Transportation Sec. Pete Buttigieg came across as aloof to the struggles of average Americans in his interview on “Your World with Neil Cavuto” on Fox News Tuesday afternoon.
Although there were several rough moments throughout the interview, perhaps the most notable was when Neil Cavuto correctly pointed out that gas prices surged well before Russia invaded Ukraine.
“Half of that increase started prior to the first Russian soldiers arriving near Ukraine. You can’t blame it all on the Ukraine, right?” Cavuto asked.
“What about the other half?” Buttigieg laughed. “What about the other half? That’s a pretty important half.”

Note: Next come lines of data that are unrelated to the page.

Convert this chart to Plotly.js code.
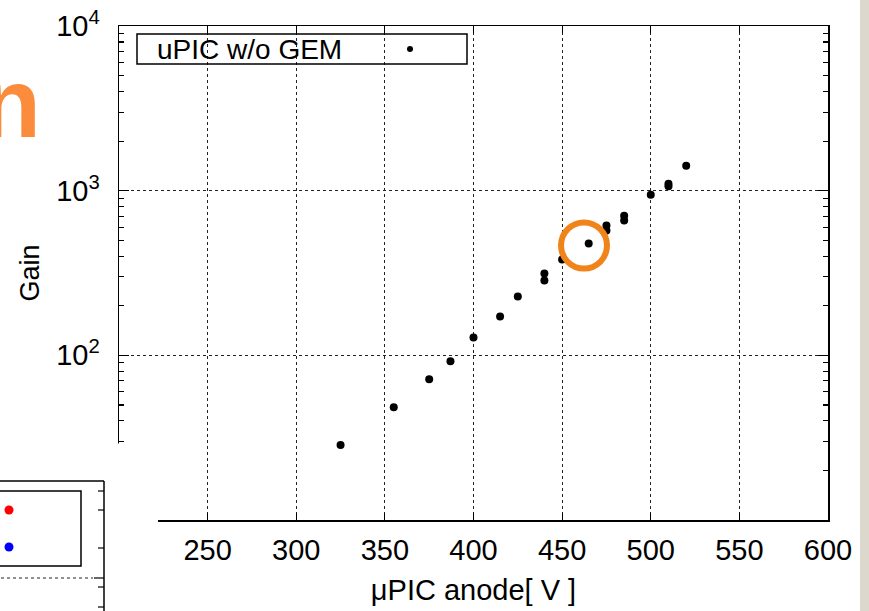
<!DOCTYPE html>
<html>
<head>
<meta charset="utf-8">
<script src="https://cdn.plot.ly/plotly-3.0.1.min.js"></script>
<style>
  html, body { margin: 0; padding: 0; background: #ffffff; }
  #chart { width: 869px; height: 611px; }
</style>
</head>
<body>
<div id="chart"></div>
<script>
// ---- data ----
const seriesName = "uPIC w/o GEM";
const anodeVoltage = [325, 355, 375, 387, 400, 415, 425, 440, 440, 450, 465, 475, 475, 485, 485, 500, 510, 510, 520];
const gainValues   = [28.5, 48.4, 71.6, 92, 128.5, 172, 228, 314, 285, 382, 477, 614, 573, 705, 658, 946, 1065, 1100, 1419];

const xTickVals = [200, 250, 300, 350, 400, 450, 500, 550, 600];
const xTickText = ["200", "250", "300", "350", "400", "450", "500", "550", "600"];
const yTickVals = [10, 100, 1000, 10000];
const yTickText = ["10<sup>1</sup>", "10<sup>2</sup>", "10<sup>3</sup>", "10<sup>4</sup>"];
const yMinorVals = [20,30,40,50,60,70,80,90,200,300,400,500,600,700,800,900,2000,3000,4000,5000,6000,7000,8000,9000];

const xTitle = "\u03BCPIC anode[ V ]";
const yTitle = "Gain";
const slideFragment = "n";

// ---- geometry helpers (pixel -> paper) ----
const L = 119, R = 828, T = 26, B = 520;
const W = R - L, H = B - T;
const px = v => (v - L) / W;
const py = v => (B - v) / H;

const FONT = "Liberation Sans, Arial, Helvetica, sans-serif";

const trace = {
  x: anodeVoltage,
  y: gainValues,
  type: "scatter",
  mode: "markers",
  name: seriesName,
  marker: { color: "#000000", size: 8 },
  showlegend: false,
  hoverinfo: "x+y"
};

const shapes = [];
// gnuplot-style legend box
shapes.push({ type: "rect", xref: "paper", yref: "paper",
  x0: px(137), x1: px(467), y0: py(64), y1: py(34),
  line: { color: "#000", width: 1.5 }, fillcolor: "rgba(0,0,0,0)", layer: "above" });
shapes.push({ type: "circle", xref: "paper", yref: "paper",
  x0: px(407), x1: px(413), y0: py(52), y1: py(46),
  line: { color: "#000", width: 0 }, fillcolor: "#000", layer: "above" });
// orange highlight circle
shapes.push({ type: "circle", xref: "paper", yref: "paper",
  x0: px(561), x1: px(607), y0: py(268.5), y1: py(222.5),
  line: { color: "#f0831a", width: 6 }, fillcolor: "rgba(0,0,0,0)", layer: "above" });
// white slide element covering lower-left corner
shapes.push({ type: "rect", xref: "paper", yref: "paper",
  x0: px(-10), x1: px(158), y0: py(620), y1: py(443.5),
  line: { width: 0 }, fillcolor: "#ffffff", layer: "above" });
// partial neighbouring chart (lower-left)
shapes.push({ type: "line", xref: "paper", yref: "paper",
  x0: px(-5), x1: px(104), y0: py(481), y1: py(481), line: { color: "#000", width: 1.5 }, layer: "above" });
shapes.push({ type: "line", xref: "paper", yref: "paper",
  x0: px(104), x1: px(104), y0: py(481), y1: py(615), line: { color: "#000", width: 1.5 }, layer: "above" });
[[491, 98], [510, 98], [548, 98], [578, 94], [587, 98], [607, 98]].forEach(t => {
  shapes.push({ type: "line", xref: "paper", yref: "paper",
    x0: px(t[1]), x1: px(104), y0: py(t[0]), y1: py(t[0]), line: { color: "#000", width: 1.2 }, layer: "above" });
});
shapes.push({ type: "line", xref: "paper", yref: "paper",
  x0: px(-5), x1: px(93), y0: py(578), y1: py(578), line: { color: "#222", width: 1, dash: "dot" }, layer: "above" });
shapes.push({ type: "rect", xref: "paper", yref: "paper",
  x0: px(-10), x1: px(81), y0: py(566), y1: py(491),
  line: { color: "#000", width: 1.5 }, fillcolor: "rgba(0,0,0,0)", layer: "above" });
shapes.push({ type: "circle", xref: "paper", yref: "paper",
  x0: px(4.5), x1: px(13.5), y0: py(514.5), y1: py(505.5),
  line: { width: 0 }, fillcolor: "#ff0000", layer: "above" });
shapes.push({ type: "circle", xref: "paper", yref: "paper",
  x0: px(4.5), x1: px(13.5), y0: py(551.5), y1: py(542.5),
  line: { width: 0 }, fillcolor: "#0000ff", layer: "above" });
// slide edge on the right
shapes.push({ type: "rect", xref: "paper", yref: "paper",
  x0: px(860), x1: px(875), y0: py(620), y1: py(-10),
  line: { width: 0 }, fillcolor: "#dcd8ce", layer: "above" });

const annotations = [
  { xref: "paper", yref: "paper", x: px(155), y: py(49), xanchor: "left", yanchor: "middle",
    text: seriesName, showarrow: false, font: { family: FONT, size: 28, color: "#000" } },
  { xref: "paper", yref: "paper", x: px(43), y: py(103), xanchor: "right", yanchor: "middle",
    text: "<b>" + slideFragment + "</b>", showarrow: false,
    font: { family: FONT, size: 98, color: "#fb8c3c" } }
];

const layout = {
  width: 869, height: 611,
  margin: { l: L, r: 869 - R, t: T, b: 611 - B, pad: 0 },
  paper_bgcolor: "#ffffff",
  plot_bgcolor: "#ffffff",
  font: { family: FONT, color: "#000" },
  showlegend: false,
  xaxis: {
    type: "linear", range: [200, 600],
    tickmode: "array", tickvals: xTickVals, ticktext: xTickText,
    ticks: "inside", ticklen: 7, tickwidth: 1.2, tickcolor: "#000",
    showline: true, linecolor: "#000", linewidth: 1.5, mirror: "ticks",
    showgrid: true, gridcolor: "#222", gridwidth: 1, griddash: "dot",
    zeroline: false,
    tickfont: { family: FONT, size: 29, color: "#000" },
    ticklabelstandoff: 4,
    title: { text: xTitle, font: { family: FONT, size: 29, color: "#000" }, standoff: 14 },
    automargin: false
  },
  yaxis: {
    type: "log", range: [1, 4],
    tickmode: "array", tickvals: yTickVals, ticktext: yTickText,
    ticks: "inside", ticklen: 10, tickwidth: 1.2, tickcolor: "#000",
    minor: { tickmode: "array", tickvals: yMinorVals, ticks: "inside", ticklen: 5, tickwidth: 1.2, tickcolor: "#000", showgrid: false },
    showline: true, linecolor: "#000", linewidth: 1.5, mirror: "ticks",
    showgrid: true, gridcolor: "#222", gridwidth: 1, griddash: "dot",
    zeroline: false,
    tickfont: { family: FONT, size: 29, color: "#000" },
    ticklabelstandoff: 12,
    title: { text: yTitle, font: { family: FONT, size: 27, color: "#000" }, standoff: 8 },
    automargin: false
  },
  shapes: shapes,
  annotations: annotations
};

Plotly.newPlot("chart", [trace], layout, { staticPlot: true, displayModeBar: false });
</script>
</body>
</html>
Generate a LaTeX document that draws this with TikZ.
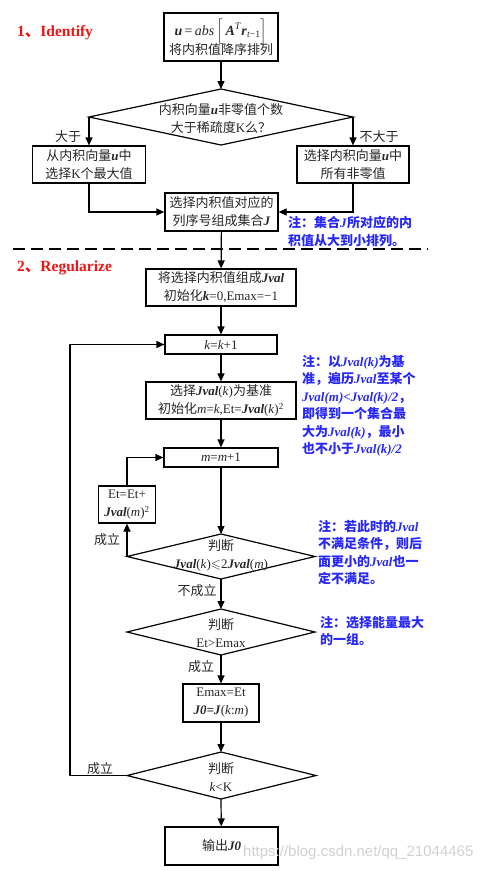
\documentclass[tikz,border=0pt]{standalone}
\usepackage{fontspec}
\usepackage{amsmath,amssymb,bm}
\setmainfont{Liberation Serif}
\newfontfamily\cjfont{Noto Sans CJK SC}
\newfontfamily\wmfont{Liberation Sans}
\usetikzlibrary{arrows.meta}
\definecolor{noteblue}{RGB}{40,40,250}
\definecolor{titred}{RGB}{240,20,20}
\newcommand\zh[1]{{\cjfont #1}}
\newcommand\bi[1]{\textbf{\textit{#1}}}
\newcommand\fs{\fontsize{13}{18}\selectfont}
\begin{document}
\begin{tikzpicture}[x=1pt,y=-1pt,
  box/.style={draw, line width=1.2pt, align=center, inner sep=0pt, font=\fs, text=black!85},
  arr/.style={line width=1.2pt, -{Triangle[length=8pt,width=7pt]}},
  ln/.style={line width=1.2pt},
  lbl/.style={font=\fs, text=black!85, inner sep=0pt, align=center},
  note/.style={font=\fontsize{13}{17.5}\selectfont\bfseries, text=noteblue, align=left, anchor=north west, inner sep=0pt},
  ttl/.style={font=\fontsize{15.5}{17}\selectfont\bfseries, text=titred, anchor=west, inner sep=0pt}]
\useasboundingbox (0,0) rectangle (484,871);

% titles
\node[ttl] (t1) at (17,33) {1\zh{、}Identify};
\node[ttl] (t2) at (17,268) {2\zh{、}Regularize};

% part 1
\node[box, minimum width=114pt, minimum height=48pt] (b1) at (221,37)
  {{\fontsize{14}{18}\selectfont\bi{u}\,=\,\textit{abs}\,$\Bigl[$\,\bi{A}\textsuperscript{\textit{T}}\bi{r}\textsubscript{\textit{t}−1}$\Bigr]$}\\[-2pt]\zh{将内积值降序排列}};

\coordinate (d1) at (221,117);
\coordinate (d1n) at (221,89);
\coordinate (d1s) at (221,145);
\coordinate (d1w) at (89,117);
\coordinate (d1e) at (353,117);
\draw[ln] (d1n) -- (d1e) -- (d1s) -- (d1w) -- cycle;
\node[lbl] (d1t) at (221,119) {\zh{内积向量}\bi{u}\zh{非零值个数}\\\zh{大于稀疏度}K\zh{么？}};

\node[box, minimum width=113pt, minimum height=37pt] (lb) at (89,164.5)
  {\zh{从内积向量}\bi{u}\zh{中}\\\zh{选择}K\zh{个最大值}};
\node[box, minimum width=112pt, minimum height=37pt] (rb) at (353,164.5)
  {\zh{选择内积向量}\bi{u}\zh{中}\\\zh{所有非零值}};
\node[box, minimum width=113pt, minimum height=38pt] (jb) at (221.5,212)
  {\zh{选择内积值对应的}\\\zh{列序号组成集合}\bi{J}};

\node[lbl] (l1) at (68,137) {\zh{大于}};
\node[lbl] (l2) at (379,137) {\zh{不大于}};

\draw[arr] (b1) -- (d1n);
\draw[arr] (d1w) -- (lb.north);
\draw[arr] (d1e) -- (rb.north);
\draw[arr] (lb.south) |- (jb.west);
\draw[arr] (rb.south) |- (jb.east);

\node[note] (n1) at (288,216) {\zh{注：集合}\bi{J}\zh{所对应的内}\\\zh{积值从大到小排列。}};

% separator
\coordinate (s1) at (13,249);
\coordinate (s2) at (428,249);
\draw[line width=1.3pt, dash pattern=on 12pt off 6pt] (s1) -- (s2);

% part 2
\node[box, minimum width=150pt, minimum height=37pt] (jv) at (221,287.5)
  {\zh{将选择内积值组成}\bi{Jval}\\\zh{初始化}\bi{k}=0,Emax=−1};
\node[box, minimum width=112pt, minimum height=19pt] (kb) at (221,344.5)
  {\textit{k}=\textit{k}+1};
\node[box, minimum width=150pt, minimum height=37pt] (jk) at (221,400.5)
  {\zh{选择}\bi{Jval}(\textit{k})\zh{为基准}\\\zh{初始化}\textit{m}=\textit{k},Et=\bi{Jval}(\textit{k})\textsuperscript{2}};
\node[box, minimum width=114pt, minimum height=19pt] (mb) at (221,457.5)
  {\textit{m}=\textit{m}+1};
\node[box, minimum width=57pt, minimum height=37pt] (eb) at (127,504.5)
  {Et=Et+\\\bi{Jval}(\textit{m})\textsuperscript{2}};

\coordinate (d2) at (221,556.5);
\coordinate (d2n) at (221,534);
\coordinate (d2s) at (221,579);
\coordinate (d2w) at (127,556.5);
\coordinate (d2e) at (315,556.5);
\draw[ln] (d2n) -- (d2e) -- (d2s) -- (d2w) -- cycle;
\node[lbl] (d2t) at (221,555) {\zh{判断}\\\bi{Jval}(\textit{k})$\leqslant$2\bi{Jval}(\textit{m})};

\coordinate (d3) at (221,632);
\coordinate (d3n) at (221,609);
\coordinate (d3s) at (221,655);
\coordinate (d3w) at (127,632);
\coordinate (d3e) at (315,632);
\draw[ln] (d3n) -- (d3e) -- (d3s) -- (d3w) -- cycle;
\node[lbl] (d3t) at (221,633) {\zh{判断}\\Et\textgreater Emax};

\node[box, minimum width=76pt, minimum height=38pt] (emb) at (221,703)
  {Emax=Et\\\bi{J0=J}(\textit{k}:\textit{m})};

\coordinate (d4) at (221,775.5);
\coordinate (d4n) at (221,752);
\coordinate (d4s) at (221,799);
\coordinate (d4w) at (127,775.5);
\coordinate (d4e) at (316,775.5);
\draw[ln] (d4n) -- (d4e) -- (d4s) -- (d4w) -- cycle;
\node[lbl] (d4t) at (221,777) {\zh{判断}\\\textit{k}\textless K};

\node[box, minimum width=113pt, minimum height=38pt] (ob) at (221.5,846)
  {\zh{输出}\bi{J0}};

% labels
\node[lbl] (l3) at (107,540) {\zh{成立}};
\node[lbl] (l4) at (197,591) {\zh{不成立}};
\node[lbl] (l5) at (201,667) {\zh{成立}};
\node[lbl] (l6) at (100,769) {\zh{成立}};

% connectors part 2
\draw[arr] (jb) -- (jv);
\draw[arr] (jv) -- (kb);
\draw[arr] (kb) -- (jk);
\draw[arr] (jk) -- (mb);
\draw[arr] (mb) -- (d2n);
\draw[arr] (d2w) -- (eb.south);
\draw[arr] (eb.north) |- (mb.west);
\draw[arr] (d2s) -- (d3n);
\draw[arr] (d3s) -- (emb);
\draw[arr] (emb) -- (d4n);
\draw[arr] (d4s) -- (ob);
\coordinate (lp) at (70,775.5);
\draw[arr] (d4w) -- (lp) |- (kb.west);

% notes
\node[note] (n2) at (302,355) {\zh{注：以}\bi{Jval(k)}\zh{为基}\\\zh{准，遍历}\bi{Jval}\zh{至某个}\\\bi{Jval(m)\textless Jval(k)/2}\zh{，}\\\zh{即得到一个集合最}\\\zh{大为}\bi{Jval(k)}\zh{，最小}\\\zh{也不小于}\bi{Jval(k)/2}};
\node[note] (n3) at (318,520) {\zh{注：若此时的}\bi{Jval}\\\zh{不满足条件，则后}\\\zh{面更小的}\bi{Jval}\zh{也一}\\\zh{定不满足。}};
\node[note] (n4) at (320,616) {\zh{注：选择能量最大}\\\zh{的一组。}};

% watermark
\node[font=\wmfont\fontsize{15}{15}\selectfont, text=black!18, anchor=west, inner sep=0pt] (wm) at (243,853) {https://blog.csdn.net/qq\_21044465};
\end{tikzpicture}
\end{document}
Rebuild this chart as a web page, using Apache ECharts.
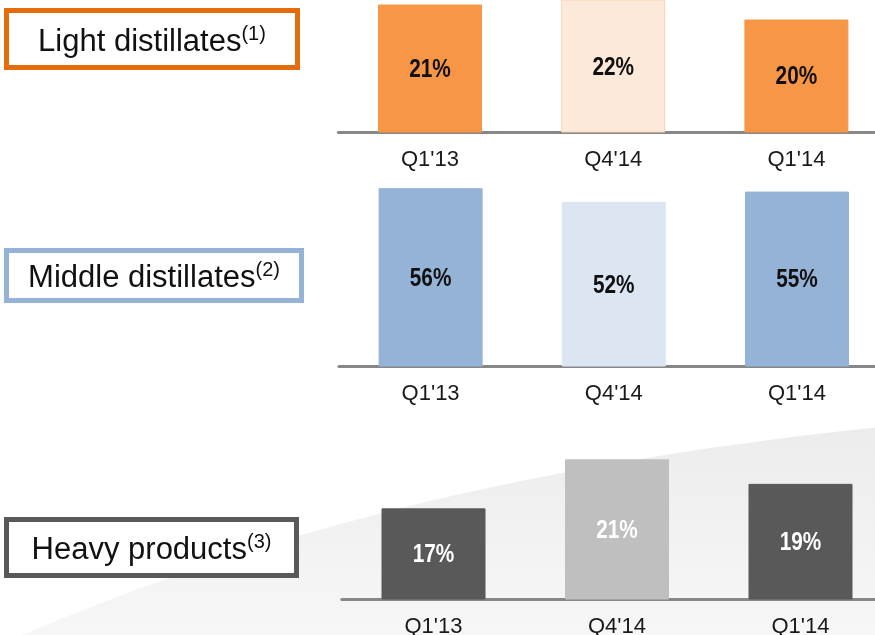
<!DOCTYPE html>
<html>
<head>
<meta charset="utf-8">
<script src="https://cdn.jsdelivr.net/npm/echarts@6/dist/echarts.min.js"></script>
<style>
  html, body { margin: 0; padding: 0; background: #ffffff; overflow: hidden; }
  /* the axes run off the right edge of the page, so the canvas is a little wider */
  #chart { width: 900px; height: 635px; }
</style>
</head>
<body>
<div id="chart"></div>
<script>
// Product yield split by quarter
const categories = ["Q1'13", "Q4'14", "Q1'14"];
const lightValues = [21, 22, 20];
const middleValues = [56, 52, 55];
const heavyValues = [17, 21, 19];
const panelTitles = ['Light distillates', 'Middle distillates', 'Heavy products'];
const footnotes = ['(1)', '(2)', '(3)'];

// Panel layout and styling
const panels = [
  { values: lightValues, grid: { left: 338.4, width: 549.6, top: 0, height: 132 }, min: 12.5, max: 21.3,
    colors: ['#F79646', '#FDE9D9', '#F79646'], borders: ['#F79646', '#FAD3B4', '#F79646'],
    labelColor: '#111111', box: { x: 6.5, y: 10.5, w: 291, h: 57, stroke: '#E46C0A' } },
  { values: middleValues, grid: { left: 339, width: 549.6, top: 150, height: 216 }, min: 4, max: 67.16,
    colors: ['#95B3D7', '#DCE6F2', '#95B3D7'], borders: ['#95B3D7', '#DCE6F2', '#95B3D7'],
    labelColor: '#111111', box: { x: 6.5, y: 250.5, w: 295, h: 50, stroke: '#95B3D7' } },
  { values: heavyValues, grid: { left: 341.75, width: 550.5, top: 440, height: 159 }, min: 9.6, max: 22.58,
    colors: ['#595959', '#BFBFBF', '#595959'], borders: ['#595959', '#BFBFBF', '#595959'],
    labelColor: '#ffffff', box: { x: 6.5, y: 519.5, w: 290, h: 56, stroke: '#595959' } }
];

const baseFont = '"Liberation Sans", Arial, sans-serif';

// Outline of the soft grey swoosh behind the lower panel (sampled cubic curve)
function swooshPoints() {
  const p0 = [10, 640], p1 = [200, 560], p2 = [450, 470], p3 = [900, 425];
  const pts = [];
  for (let k = 0; k <= 40; k++) {
    const t = k / 40, u = 1 - t;
    const a = u * u * u, b = 3 * u * u * t, c = 3 * u * t * t, d = t * t * t;
    pts.push([a * p0[0] + b * p1[0] + c * p2[0] + d * p3[0], a * p0[1] + b * p1[1] + c * p2[1] + d * p3[1]]);
  }
  pts.push([905, 425], [905, 640]);
  return pts;
}

// Condensed bold value label centred in the visible part of each bar
function makeLabelRenderer(panel) {
  return function (params, api) {
    const idx = api.value(0);
    const v = api.value(1);
    const shown = Math.min(v, panel.max);
    const top = api.coord([idx, shown]);
    const base = api.coord([idx, panel.min]);
    return {
      type: 'text',
      x: top[0],
      y: (top[1] + base[1]) / 2 + 1.5,
      scaleX: 0.8,
      style: {
        text: v + '%',
        fill: panel.labelColor,
        font: 'bold 26px "Liberation Sans", Arial, sans-serif',
        align: 'center',
        verticalAlign: 'middle'
      }
    };
  };
}

const grids = [], xAxes = [], yAxes = [], series = [];
const graphics = [
  {
    type: 'polygon', z: -10, silent: true,
    shape: { points: swooshPoints() },
    style: {
      fill: {
        type: 'linear', x: 0, y: 0, x2: 0, y2: 1,
        colorStops: [{ offset: 0, color: '#ececec' }, { offset: 1, color: '#f7f7f7' }]
      }
    }
  }
];

panels.forEach((p, i) => {
  grids.push(Object.assign({ containLabel: false, outerBoundsMode: 'none' }, p.grid));
  xAxes.push({
    type: 'category', gridIndex: i, data: categories,
    axisLine: { show: true, lineStyle: { color: '#878787', width: 3 } },
    axisTick: { show: false },
    axisLabel: { color: '#1a1a1a', fontSize: 22, fontFamily: baseFont, margin: 17 },
    z: 1
  });
  yAxes.push({ type: 'value', gridIndex: i, min: p.min, max: p.max, show: false, splitLine: { show: false } });
  series.push({
    type: 'bar', xAxisIndex: i, yAxisIndex: i, barWidth: 104, z: 3,
    data: p.values.map((v, j) => ({
      value: v,
      itemStyle: { color: p.colors[j], borderColor: p.borders[j], borderWidth: 1 }
    }))
  });
  series.push({
    type: 'custom', xAxisIndex: i, yAxisIndex: i, z: 4, clip: false,
    renderItem: makeLabelRenderer(p),
    data: p.values.map((v, j) => [j, v])
  });

  // boxed product label
  const b = p.box;
  graphics.push({
    type: 'rect', silent: true, z: 5,
    shape: { x: b.x, y: b.y, width: b.w, height: b.h },
    style: { fill: '#ffffff', stroke: b.stroke, lineWidth: 5 }
  });
  graphics.push({
    type: 'text', silent: true, z: 6,
    x: b.x + b.w / 2, y: b.y + b.h / 2 + 3,
    style: {
      text: '{m|' + panelTitles[i] + '}{s|' + footnotes[i] + '}',
      align: 'center', verticalAlign: 'middle',
      rich: {
        m: { fontSize: 31, fontFamily: baseFont, fill: '#111111', lineHeight: 36 },
        s: { fontSize: 20, fontFamily: baseFont, fill: '#111111', verticalAlign: 'top', lineHeight: 36, padding: [0, 0, 12, 0] }
      }
    }
  });
});

const chart = echarts.init(document.getElementById('chart'), null, { renderer: 'canvas', width: 900, height: 635 });
chart.setOption({
  animation: false,
  backgroundColor: '#ffffff',
  grid: grids,
  xAxis: xAxes,
  yAxis: yAxes,
  series: series,
  graphic: graphics
});
</script>
</body>
</html>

“Your administration has blamed this on the war, and that was certainly a big factor but gas prices had gone up 50 percent already before the war,” Cavuto clapped back.
“A very big factor,” the secretary replied.
“So, to me, that’s half the blame, not all the blame.” Cavuto said.
This is not the kind of defense Americans want to be hearing from their transportation secretary, especially when people are cutting back on necessary driving in order to save money.
GasBuddy analyst Patrick De Haan explained the price fluctuations in a handy chart, which explains that Russia is far from the only cause of high prices.
De Haan does not note how President Joe Biden’s energy policies factor in on the chart, but it’s clear that the administration’s war talking point does not accurately explain what went wrong.
“We could have turned a blind eye to Putin’s murderous ways,” Biden said in a short speech on June 22, according to Politico.
“The price of gas wouldn’t have spiked the way it has. I believe that would have been wrong.”
Nobody is saying that the Ukraine invasion did not play a role whatsoever, except it’s a complete cop-out by the administration to blame a situation across the world for the problems here in the homeland.
In fact, blaming a conflict in Europe only further reveals the flaws with progressive energy policy. The United States should be as self-reliant as possible on its own oil and gas, so there should be no global excuse for high prices.
Thankfully, gas prices are ticking down slightly compared to recent weeks, but the national average is still at an unaffordable $4.80, according to AAA.